[WHAT THIS TASK INVOLVES] Your task is to output the listing word for word, with pictures excluded.

[COLLECTED MATERIAL]
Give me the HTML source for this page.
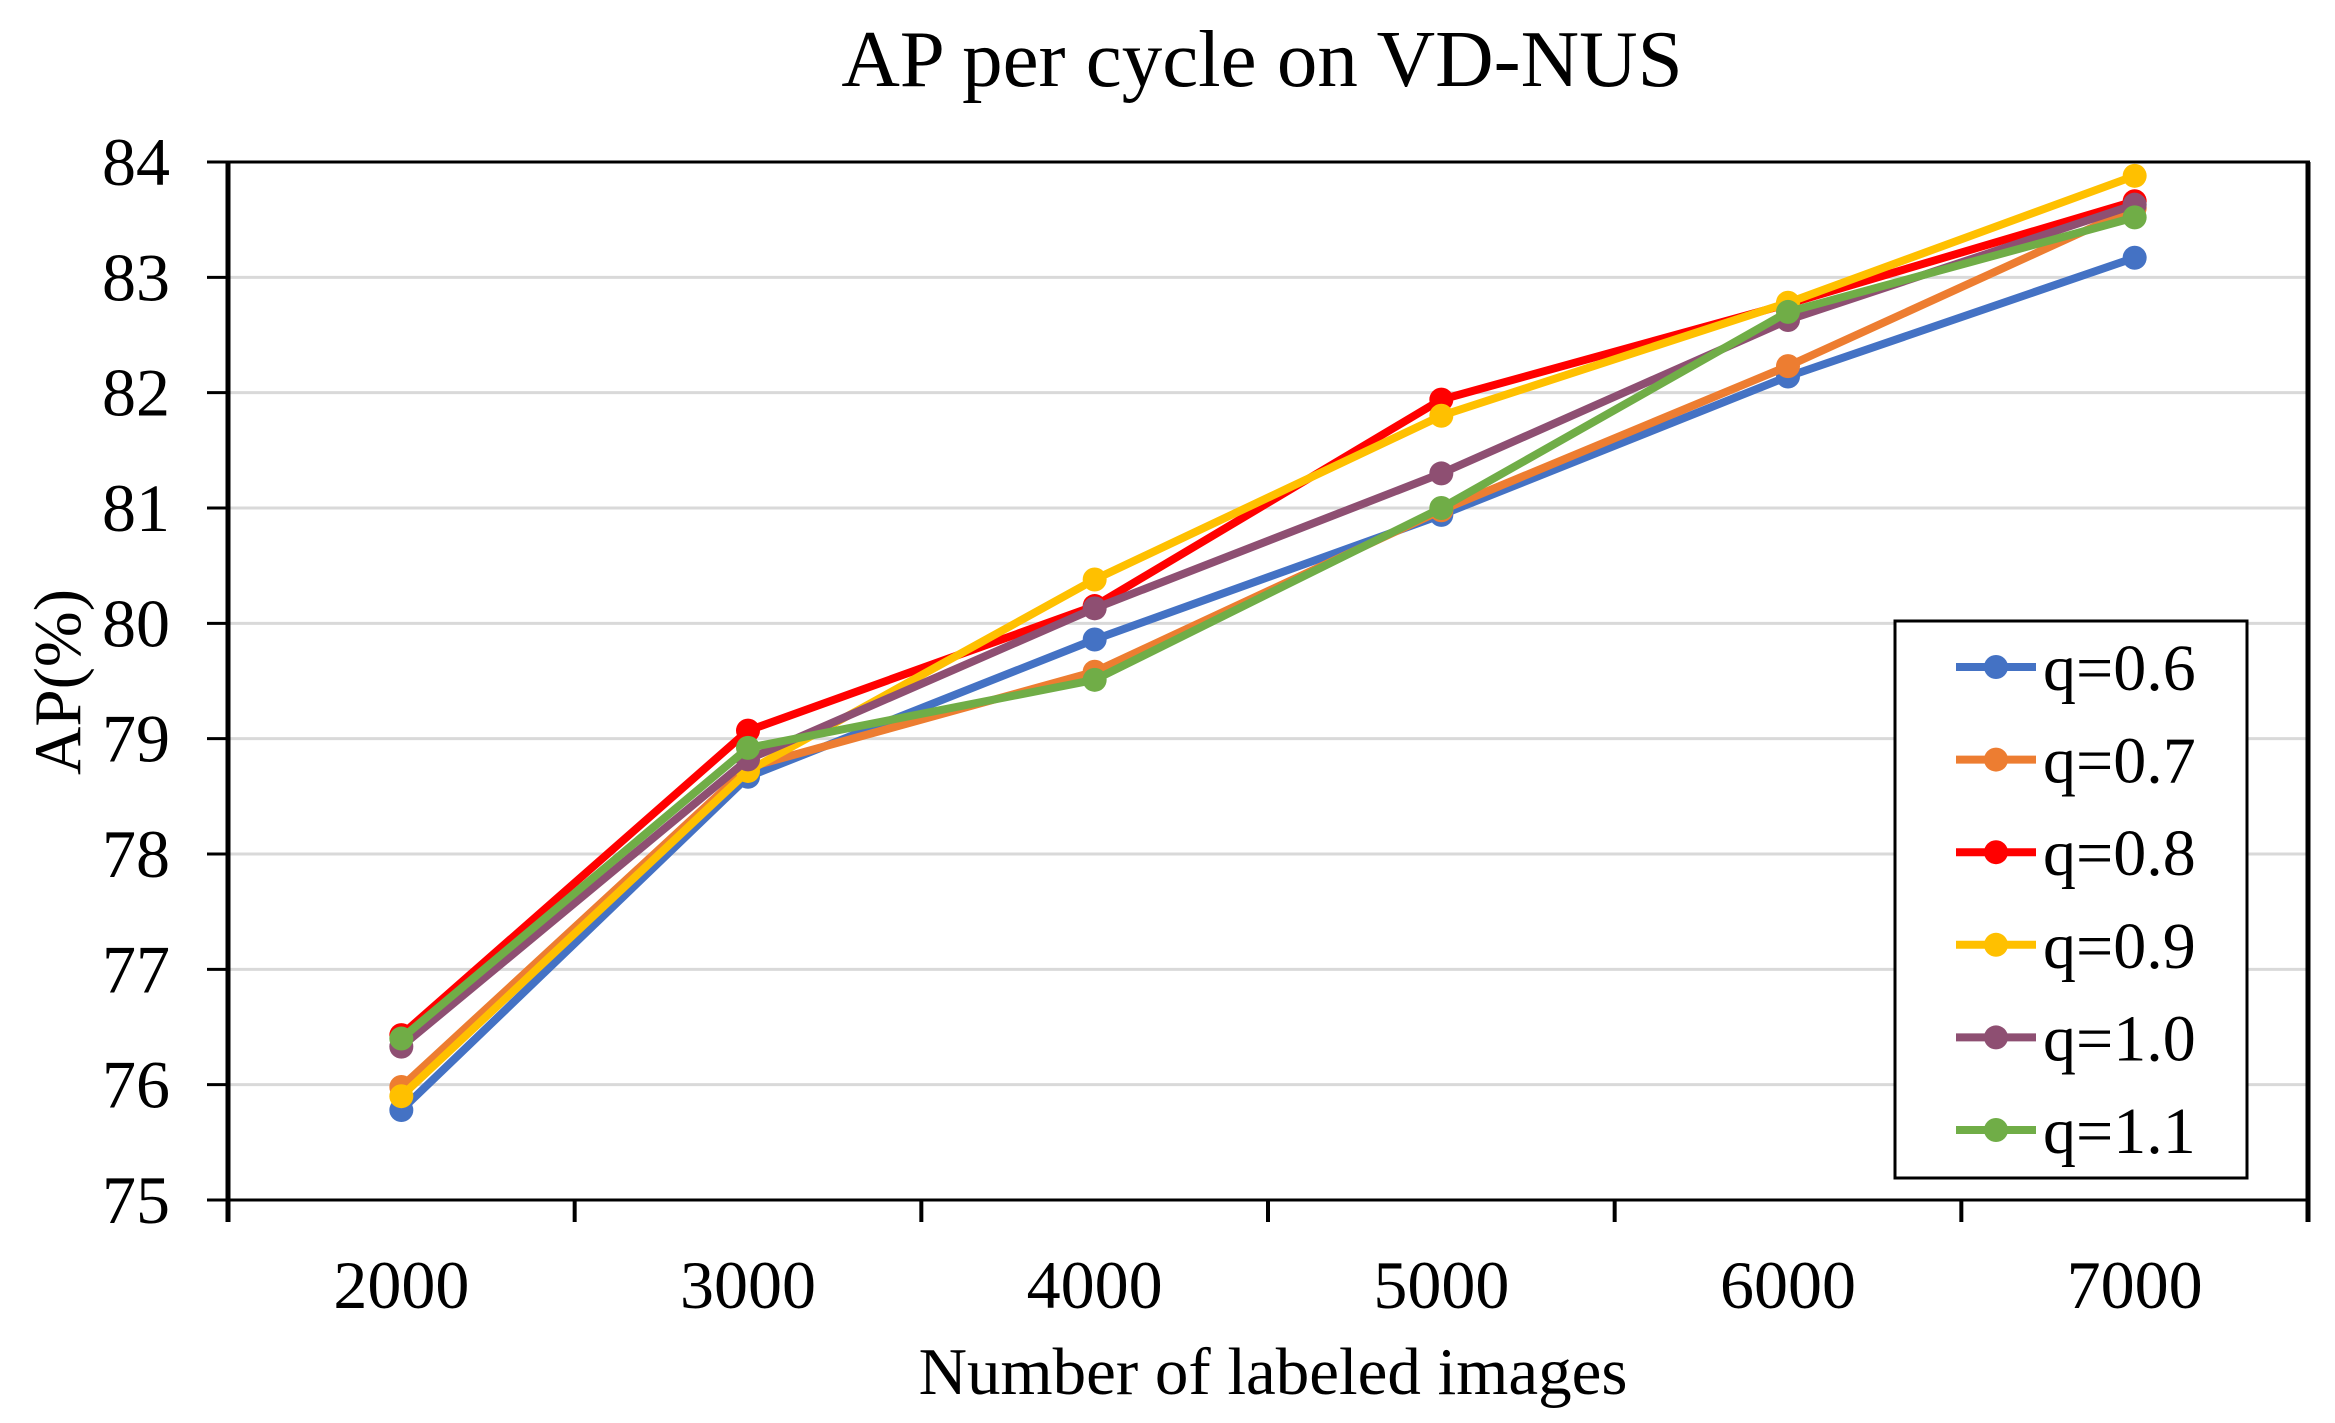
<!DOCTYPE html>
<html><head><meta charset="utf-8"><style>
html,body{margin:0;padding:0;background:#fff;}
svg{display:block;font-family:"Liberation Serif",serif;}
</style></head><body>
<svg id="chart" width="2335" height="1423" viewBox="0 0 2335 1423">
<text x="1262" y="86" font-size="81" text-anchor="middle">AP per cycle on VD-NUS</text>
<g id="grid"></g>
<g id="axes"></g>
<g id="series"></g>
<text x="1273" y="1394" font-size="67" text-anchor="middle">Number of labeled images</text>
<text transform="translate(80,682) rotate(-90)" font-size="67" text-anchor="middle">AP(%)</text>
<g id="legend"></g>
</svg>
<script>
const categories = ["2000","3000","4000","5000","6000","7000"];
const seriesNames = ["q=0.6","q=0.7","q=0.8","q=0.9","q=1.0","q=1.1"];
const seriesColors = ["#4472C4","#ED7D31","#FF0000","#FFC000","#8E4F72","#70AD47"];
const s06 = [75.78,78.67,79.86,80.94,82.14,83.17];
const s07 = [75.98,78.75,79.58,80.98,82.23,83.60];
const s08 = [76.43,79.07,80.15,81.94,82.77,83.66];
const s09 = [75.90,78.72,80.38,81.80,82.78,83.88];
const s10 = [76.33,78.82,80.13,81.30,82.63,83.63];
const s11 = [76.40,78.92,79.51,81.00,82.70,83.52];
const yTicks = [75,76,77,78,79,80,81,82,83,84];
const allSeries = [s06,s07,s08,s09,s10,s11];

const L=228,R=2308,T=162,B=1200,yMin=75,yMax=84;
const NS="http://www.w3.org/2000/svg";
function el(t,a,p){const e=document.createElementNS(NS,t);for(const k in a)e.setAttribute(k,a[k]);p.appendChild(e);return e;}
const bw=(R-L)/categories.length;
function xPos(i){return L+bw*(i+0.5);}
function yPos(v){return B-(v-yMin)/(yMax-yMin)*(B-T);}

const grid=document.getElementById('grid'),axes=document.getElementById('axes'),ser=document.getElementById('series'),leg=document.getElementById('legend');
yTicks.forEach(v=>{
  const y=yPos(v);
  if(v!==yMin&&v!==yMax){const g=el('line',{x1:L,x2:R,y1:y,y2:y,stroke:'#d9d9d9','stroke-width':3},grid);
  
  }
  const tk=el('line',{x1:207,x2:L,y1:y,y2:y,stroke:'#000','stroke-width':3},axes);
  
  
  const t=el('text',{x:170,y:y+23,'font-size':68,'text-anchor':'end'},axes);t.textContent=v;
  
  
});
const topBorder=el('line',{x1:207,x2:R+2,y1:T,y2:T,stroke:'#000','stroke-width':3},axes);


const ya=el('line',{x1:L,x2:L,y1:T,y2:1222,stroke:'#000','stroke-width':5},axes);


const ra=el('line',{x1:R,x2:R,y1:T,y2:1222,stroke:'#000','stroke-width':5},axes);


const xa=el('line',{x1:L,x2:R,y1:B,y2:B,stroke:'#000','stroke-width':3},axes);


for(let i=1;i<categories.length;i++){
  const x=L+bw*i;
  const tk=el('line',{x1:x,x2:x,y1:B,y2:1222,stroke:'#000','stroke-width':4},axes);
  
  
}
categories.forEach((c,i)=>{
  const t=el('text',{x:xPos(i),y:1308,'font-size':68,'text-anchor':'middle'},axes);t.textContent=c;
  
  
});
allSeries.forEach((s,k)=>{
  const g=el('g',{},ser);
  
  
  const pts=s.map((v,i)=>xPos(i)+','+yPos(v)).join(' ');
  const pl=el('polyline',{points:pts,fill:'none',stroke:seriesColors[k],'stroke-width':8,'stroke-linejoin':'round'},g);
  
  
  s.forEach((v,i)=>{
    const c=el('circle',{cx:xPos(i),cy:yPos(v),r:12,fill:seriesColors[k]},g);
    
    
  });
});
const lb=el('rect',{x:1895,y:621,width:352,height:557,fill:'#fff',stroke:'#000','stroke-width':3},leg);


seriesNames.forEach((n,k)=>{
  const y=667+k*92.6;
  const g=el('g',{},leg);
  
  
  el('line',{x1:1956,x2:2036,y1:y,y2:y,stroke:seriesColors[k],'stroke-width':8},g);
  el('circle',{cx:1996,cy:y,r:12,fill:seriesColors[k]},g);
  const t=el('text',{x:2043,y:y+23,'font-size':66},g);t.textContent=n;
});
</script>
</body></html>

[ANSWER TO THIS TASK]
Give me the HTML source for this page.
<!DOCTYPE html>
<html><head><meta charset="utf-8"><style>
html,body{margin:0;padding:0;background:#fff;}
svg{display:block;font-family:"Liberation Serif",serif;}
</style></head><body>
<svg id="chart" width="2335" height="1423" viewBox="0 0 2335 1423">
<text x="1262" y="86" font-size="81" text-anchor="middle">AP per cycle on VD-NUS</text>
<g id="grid"></g>
<g id="axes"></g>
<g id="series"></g>
<text x="1273" y="1394" font-size="67" text-anchor="middle">Number of labeled images</text>
<text transform="translate(80,682) rotate(-90)" font-size="67" text-anchor="middle">AP(%)</text>
<g id="legend"></g>
</svg>
<script>
const categories = ["2000","3000","4000","5000","6000","7000"];
const seriesNames = ["q=0.6","q=0.7","q=0.8","q=0.9","q=1.0","q=1.1"];
const seriesColors = ["#4472C4","#ED7D31","#FF0000","#FFC000","#8E4F72","#70AD47"];
const s06 = [75.78,78.67,79.86,80.94,82.14,83.17];
const s07 = [75.98,78.75,79.58,80.98,82.23,83.60];
const s08 = [76.43,79.07,80.15,81.94,82.77,83.66];
const s09 = [75.90,78.72,80.38,81.80,82.78,83.88];
const s10 = [76.33,78.82,80.13,81.30,82.63,83.63];
const s11 = [76.40,78.92,79.51,81.00,82.70,83.52];
const yTicks = [75,76,77,78,79,80,81,82,83,84];
const allSeries = [s06,s07,s08,s09,s10,s11];

const L=228,R=2308,T=162,B=1200,yMin=75,yMax=84;
const NS="http://www.w3.org/2000/svg";
function el(t,a,p){const e=document.createElementNS(NS,t);for(const k in a)e.setAttribute(k,a[k]);p.appendChild(e);return e;}
const bw=(R-L)/categories.length;
function xPos(i){return L+bw*(i+0.5);}
function yPos(v){return B-(v-yMin)/(yMax-yMin)*(B-T);}

const grid=document.getElementById('grid'),axes=document.getElementById('axes'),ser=document.getElementById('series'),leg=document.getElementById('legend');
yTicks.forEach(v=>{
  const y=yPos(v);
  if(v!==yMin&&v!==yMax){const g=el('line',{x1:L,x2:R,y1:y,y2:y,stroke:'#d9d9d9','stroke-width':3},grid);
  
  }
  const tk=el('line',{x1:207,x2:L,y1:y,y2:y,stroke:'#000','stroke-width':3},axes);
  
  
  const t=el('text',{x:170,y:y+23,'font-size':68,'text-anchor':'end'},axes);t.textContent=v;
  
  
});
const topBorder=el('line',{x1:207,x2:R+2,y1:T,y2:T,stroke:'#000','stroke-width':3},axes);


const ya=el('line',{x1:L,x2:L,y1:T,y2:1222,stroke:'#000','stroke-width':5},axes);


const ra=el('line',{x1:R,x2:R,y1:T,y2:1222,stroke:'#000','stroke-width':5},axes);


const xa=el('line',{x1:L,x2:R,y1:B,y2:B,stroke:'#000','stroke-width':3},axes);


for(let i=1;i<categories.length;i++){
  const x=L+bw*i;
  const tk=el('line',{x1:x,x2:x,y1:B,y2:1222,stroke:'#000','stroke-width':4},axes);
  
  
}
categories.forEach((c,i)=>{
  const t=el('text',{x:xPos(i),y:1308,'font-size':68,'text-anchor':'middle'},axes);t.textContent=c;
  
  
});
allSeries.forEach((s,k)=>{
  const g=el('g',{},ser);
  
  
  const pts=s.map((v,i)=>xPos(i)+','+yPos(v)).join(' ');
  const pl=el('polyline',{points:pts,fill:'none',stroke:seriesColors[k],'stroke-width':8,'stroke-linejoin':'round'},g);
  
  
  s.forEach((v,i)=>{
    const c=el('circle',{cx:xPos(i),cy:yPos(v),r:12,fill:seriesColors[k]},g);
    
    
  });
});
const lb=el('rect',{x:1895,y:621,width:352,height:557,fill:'#fff',stroke:'#000','stroke-width':3},leg);


seriesNames.forEach((n,k)=>{
  const y=667+k*92.6;
  const g=el('g',{},leg);
  
  
  el('line',{x1:1956,x2:2036,y1:y,y2:y,stroke:seriesColors[k],'stroke-width':8},g);
  el('circle',{cx:1996,cy:y,r:12,fill:seriesColors[k]},g);
  const t=el('text',{x:2043,y:y+23,'font-size':66},g);t.textContent=n;
});
</script>
</body></html>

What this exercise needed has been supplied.